Rows from a dataset of charts and code
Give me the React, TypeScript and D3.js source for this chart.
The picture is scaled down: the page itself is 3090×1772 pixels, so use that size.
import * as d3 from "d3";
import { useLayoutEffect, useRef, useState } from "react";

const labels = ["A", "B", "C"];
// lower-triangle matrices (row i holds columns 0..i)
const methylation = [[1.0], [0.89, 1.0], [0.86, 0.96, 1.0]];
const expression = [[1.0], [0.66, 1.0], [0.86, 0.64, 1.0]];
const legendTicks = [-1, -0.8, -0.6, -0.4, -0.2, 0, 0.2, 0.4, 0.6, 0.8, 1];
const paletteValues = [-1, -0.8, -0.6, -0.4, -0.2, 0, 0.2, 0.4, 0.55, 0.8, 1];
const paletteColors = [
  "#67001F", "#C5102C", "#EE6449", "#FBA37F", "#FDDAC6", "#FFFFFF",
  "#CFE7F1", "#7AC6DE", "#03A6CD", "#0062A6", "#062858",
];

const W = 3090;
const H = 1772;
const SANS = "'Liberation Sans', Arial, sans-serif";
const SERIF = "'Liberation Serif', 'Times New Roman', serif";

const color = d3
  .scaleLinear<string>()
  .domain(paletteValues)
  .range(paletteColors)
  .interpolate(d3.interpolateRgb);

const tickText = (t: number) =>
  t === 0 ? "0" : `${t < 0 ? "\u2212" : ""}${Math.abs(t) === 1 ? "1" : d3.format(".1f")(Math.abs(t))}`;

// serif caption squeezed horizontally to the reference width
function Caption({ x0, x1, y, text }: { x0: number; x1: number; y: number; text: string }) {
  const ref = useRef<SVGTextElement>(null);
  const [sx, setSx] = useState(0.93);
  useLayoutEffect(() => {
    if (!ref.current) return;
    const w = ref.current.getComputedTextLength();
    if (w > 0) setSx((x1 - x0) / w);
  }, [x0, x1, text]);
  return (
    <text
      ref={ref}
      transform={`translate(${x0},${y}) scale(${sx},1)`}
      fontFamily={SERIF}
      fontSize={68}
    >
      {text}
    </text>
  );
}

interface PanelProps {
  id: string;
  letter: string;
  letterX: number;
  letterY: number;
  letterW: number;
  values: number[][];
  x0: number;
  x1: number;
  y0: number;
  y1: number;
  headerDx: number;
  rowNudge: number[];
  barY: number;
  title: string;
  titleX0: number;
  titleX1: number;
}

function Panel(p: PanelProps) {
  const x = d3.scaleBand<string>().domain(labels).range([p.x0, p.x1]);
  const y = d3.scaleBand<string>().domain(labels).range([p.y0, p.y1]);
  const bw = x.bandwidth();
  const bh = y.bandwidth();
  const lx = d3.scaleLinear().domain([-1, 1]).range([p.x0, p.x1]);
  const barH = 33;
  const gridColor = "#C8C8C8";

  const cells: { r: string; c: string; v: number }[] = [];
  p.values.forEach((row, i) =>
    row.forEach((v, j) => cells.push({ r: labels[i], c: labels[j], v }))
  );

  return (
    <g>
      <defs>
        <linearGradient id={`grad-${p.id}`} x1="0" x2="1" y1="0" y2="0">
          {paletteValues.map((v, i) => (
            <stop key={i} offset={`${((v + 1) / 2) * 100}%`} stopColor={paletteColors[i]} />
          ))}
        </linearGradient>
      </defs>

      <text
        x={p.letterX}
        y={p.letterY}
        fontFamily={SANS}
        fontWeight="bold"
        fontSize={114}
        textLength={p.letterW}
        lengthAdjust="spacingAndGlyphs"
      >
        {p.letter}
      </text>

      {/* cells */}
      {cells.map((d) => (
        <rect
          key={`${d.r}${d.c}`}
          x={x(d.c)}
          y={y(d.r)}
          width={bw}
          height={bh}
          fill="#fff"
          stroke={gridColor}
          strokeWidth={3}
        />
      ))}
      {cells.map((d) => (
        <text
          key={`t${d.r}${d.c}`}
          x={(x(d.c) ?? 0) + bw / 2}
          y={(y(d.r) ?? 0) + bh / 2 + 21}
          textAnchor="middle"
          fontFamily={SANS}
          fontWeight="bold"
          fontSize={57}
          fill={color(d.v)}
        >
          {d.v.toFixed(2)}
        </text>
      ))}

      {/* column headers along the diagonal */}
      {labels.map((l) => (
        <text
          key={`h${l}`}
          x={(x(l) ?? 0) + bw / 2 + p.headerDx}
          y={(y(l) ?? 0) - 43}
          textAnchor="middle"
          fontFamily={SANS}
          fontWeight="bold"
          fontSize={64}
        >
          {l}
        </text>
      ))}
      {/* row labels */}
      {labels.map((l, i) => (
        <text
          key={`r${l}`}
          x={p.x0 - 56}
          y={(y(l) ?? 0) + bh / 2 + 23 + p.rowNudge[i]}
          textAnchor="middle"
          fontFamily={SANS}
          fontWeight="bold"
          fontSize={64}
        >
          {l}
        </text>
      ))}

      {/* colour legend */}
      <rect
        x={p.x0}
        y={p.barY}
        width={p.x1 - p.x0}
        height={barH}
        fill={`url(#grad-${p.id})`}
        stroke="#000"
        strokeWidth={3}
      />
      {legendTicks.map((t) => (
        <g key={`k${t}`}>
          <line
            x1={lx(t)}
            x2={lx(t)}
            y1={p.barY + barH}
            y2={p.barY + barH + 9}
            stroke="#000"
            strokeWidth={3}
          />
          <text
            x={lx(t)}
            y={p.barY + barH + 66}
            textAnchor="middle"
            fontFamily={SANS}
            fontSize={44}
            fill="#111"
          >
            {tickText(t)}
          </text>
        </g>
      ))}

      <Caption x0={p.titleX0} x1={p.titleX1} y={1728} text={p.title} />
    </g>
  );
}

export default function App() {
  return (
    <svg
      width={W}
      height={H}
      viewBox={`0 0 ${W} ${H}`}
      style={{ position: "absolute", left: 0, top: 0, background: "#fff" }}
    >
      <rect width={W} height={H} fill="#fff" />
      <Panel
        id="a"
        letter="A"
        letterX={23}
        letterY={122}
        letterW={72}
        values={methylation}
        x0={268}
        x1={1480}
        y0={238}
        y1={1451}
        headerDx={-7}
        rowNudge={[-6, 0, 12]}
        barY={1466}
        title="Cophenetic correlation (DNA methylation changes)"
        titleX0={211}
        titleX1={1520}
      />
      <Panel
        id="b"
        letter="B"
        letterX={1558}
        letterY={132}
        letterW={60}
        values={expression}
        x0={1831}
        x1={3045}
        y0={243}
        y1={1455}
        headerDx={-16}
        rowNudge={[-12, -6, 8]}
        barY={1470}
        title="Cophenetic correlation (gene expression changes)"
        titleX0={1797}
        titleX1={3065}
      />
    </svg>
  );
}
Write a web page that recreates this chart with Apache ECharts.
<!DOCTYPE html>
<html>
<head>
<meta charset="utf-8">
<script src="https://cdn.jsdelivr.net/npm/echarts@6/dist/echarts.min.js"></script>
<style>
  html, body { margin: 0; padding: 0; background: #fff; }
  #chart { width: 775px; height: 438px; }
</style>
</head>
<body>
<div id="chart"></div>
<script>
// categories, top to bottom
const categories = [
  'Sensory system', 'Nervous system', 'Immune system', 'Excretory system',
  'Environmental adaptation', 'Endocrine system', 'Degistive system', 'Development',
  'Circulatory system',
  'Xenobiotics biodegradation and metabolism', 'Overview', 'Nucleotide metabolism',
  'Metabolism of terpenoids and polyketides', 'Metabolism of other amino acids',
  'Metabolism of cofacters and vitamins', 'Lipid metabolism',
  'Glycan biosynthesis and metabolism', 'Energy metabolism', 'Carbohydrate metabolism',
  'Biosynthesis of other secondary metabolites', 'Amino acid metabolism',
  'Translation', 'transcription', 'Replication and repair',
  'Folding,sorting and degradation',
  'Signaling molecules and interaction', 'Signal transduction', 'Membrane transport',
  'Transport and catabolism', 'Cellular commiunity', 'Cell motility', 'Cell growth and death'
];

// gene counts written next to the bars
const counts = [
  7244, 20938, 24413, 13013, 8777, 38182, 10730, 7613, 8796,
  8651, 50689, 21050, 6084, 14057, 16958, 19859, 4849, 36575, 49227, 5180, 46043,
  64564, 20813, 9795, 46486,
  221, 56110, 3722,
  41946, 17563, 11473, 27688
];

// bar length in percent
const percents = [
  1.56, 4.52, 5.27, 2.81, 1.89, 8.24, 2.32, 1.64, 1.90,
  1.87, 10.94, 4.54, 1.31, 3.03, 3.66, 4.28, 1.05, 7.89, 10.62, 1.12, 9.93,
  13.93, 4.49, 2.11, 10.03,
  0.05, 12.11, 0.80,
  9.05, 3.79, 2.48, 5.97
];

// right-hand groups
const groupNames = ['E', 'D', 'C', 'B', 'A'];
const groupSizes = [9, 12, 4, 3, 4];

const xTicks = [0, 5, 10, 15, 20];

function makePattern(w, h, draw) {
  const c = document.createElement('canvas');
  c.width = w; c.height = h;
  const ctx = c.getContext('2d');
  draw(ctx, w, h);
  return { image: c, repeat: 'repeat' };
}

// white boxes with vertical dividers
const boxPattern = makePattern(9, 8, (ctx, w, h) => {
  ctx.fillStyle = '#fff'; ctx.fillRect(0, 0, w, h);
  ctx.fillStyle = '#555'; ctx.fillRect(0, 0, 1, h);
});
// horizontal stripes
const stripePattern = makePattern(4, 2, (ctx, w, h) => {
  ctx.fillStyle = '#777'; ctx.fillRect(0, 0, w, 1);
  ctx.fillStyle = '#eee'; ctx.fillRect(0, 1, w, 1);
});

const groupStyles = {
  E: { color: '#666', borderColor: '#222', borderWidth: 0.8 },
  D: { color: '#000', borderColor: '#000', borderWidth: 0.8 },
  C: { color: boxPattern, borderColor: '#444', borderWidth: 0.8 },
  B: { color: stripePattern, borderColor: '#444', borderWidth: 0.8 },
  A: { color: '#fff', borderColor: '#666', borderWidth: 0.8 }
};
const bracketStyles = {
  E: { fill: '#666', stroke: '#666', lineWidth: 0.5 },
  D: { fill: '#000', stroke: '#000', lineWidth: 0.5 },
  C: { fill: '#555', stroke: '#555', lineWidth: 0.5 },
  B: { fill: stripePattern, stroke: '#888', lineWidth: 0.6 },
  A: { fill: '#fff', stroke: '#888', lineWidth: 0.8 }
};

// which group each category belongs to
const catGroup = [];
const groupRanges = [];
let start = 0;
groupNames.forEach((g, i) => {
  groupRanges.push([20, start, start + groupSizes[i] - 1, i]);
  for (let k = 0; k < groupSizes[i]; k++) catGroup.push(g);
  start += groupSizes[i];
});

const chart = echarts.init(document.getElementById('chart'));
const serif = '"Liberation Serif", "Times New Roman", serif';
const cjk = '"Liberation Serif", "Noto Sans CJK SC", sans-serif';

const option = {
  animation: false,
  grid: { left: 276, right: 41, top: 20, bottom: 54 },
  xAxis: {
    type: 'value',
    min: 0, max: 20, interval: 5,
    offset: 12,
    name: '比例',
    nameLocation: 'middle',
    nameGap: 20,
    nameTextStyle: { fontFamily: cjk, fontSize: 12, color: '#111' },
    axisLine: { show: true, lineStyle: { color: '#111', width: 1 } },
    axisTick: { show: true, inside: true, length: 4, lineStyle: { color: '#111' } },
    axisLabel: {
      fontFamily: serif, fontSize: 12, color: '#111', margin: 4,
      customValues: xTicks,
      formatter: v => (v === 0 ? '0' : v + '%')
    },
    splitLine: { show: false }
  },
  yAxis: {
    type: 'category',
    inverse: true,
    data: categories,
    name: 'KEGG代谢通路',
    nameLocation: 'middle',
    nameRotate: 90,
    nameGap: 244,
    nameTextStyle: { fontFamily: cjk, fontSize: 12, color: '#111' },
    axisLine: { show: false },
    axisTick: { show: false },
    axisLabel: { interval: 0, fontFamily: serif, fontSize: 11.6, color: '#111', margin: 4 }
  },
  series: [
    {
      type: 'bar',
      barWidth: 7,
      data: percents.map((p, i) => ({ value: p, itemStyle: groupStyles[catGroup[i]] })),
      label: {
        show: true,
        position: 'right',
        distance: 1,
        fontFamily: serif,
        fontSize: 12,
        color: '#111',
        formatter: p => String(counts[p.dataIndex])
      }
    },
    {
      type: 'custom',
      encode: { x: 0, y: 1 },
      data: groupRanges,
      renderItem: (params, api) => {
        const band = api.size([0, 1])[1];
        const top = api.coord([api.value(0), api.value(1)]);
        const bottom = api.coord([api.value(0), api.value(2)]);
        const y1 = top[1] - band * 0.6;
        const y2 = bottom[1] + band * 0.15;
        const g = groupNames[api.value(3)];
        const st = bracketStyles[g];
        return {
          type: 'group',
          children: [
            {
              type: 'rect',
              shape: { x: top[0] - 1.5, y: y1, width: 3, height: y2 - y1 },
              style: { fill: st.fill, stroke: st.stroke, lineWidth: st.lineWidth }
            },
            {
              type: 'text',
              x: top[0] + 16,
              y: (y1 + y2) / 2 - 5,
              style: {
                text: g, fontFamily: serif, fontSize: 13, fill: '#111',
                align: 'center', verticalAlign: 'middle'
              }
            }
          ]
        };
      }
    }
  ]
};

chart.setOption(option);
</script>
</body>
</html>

## Problem description
Exactly the lines above from the one with "The picture is" to the one with "useLayoutEffect, useRef, useState", both included, are to be quoted; leave the rest out.

## Finished task
The picture is scaled down: the page itself is 3090×1772 pixels, so use that size.
import * as d3 from "d3";
import { useLayoutEffect, useRef, useState } from "react";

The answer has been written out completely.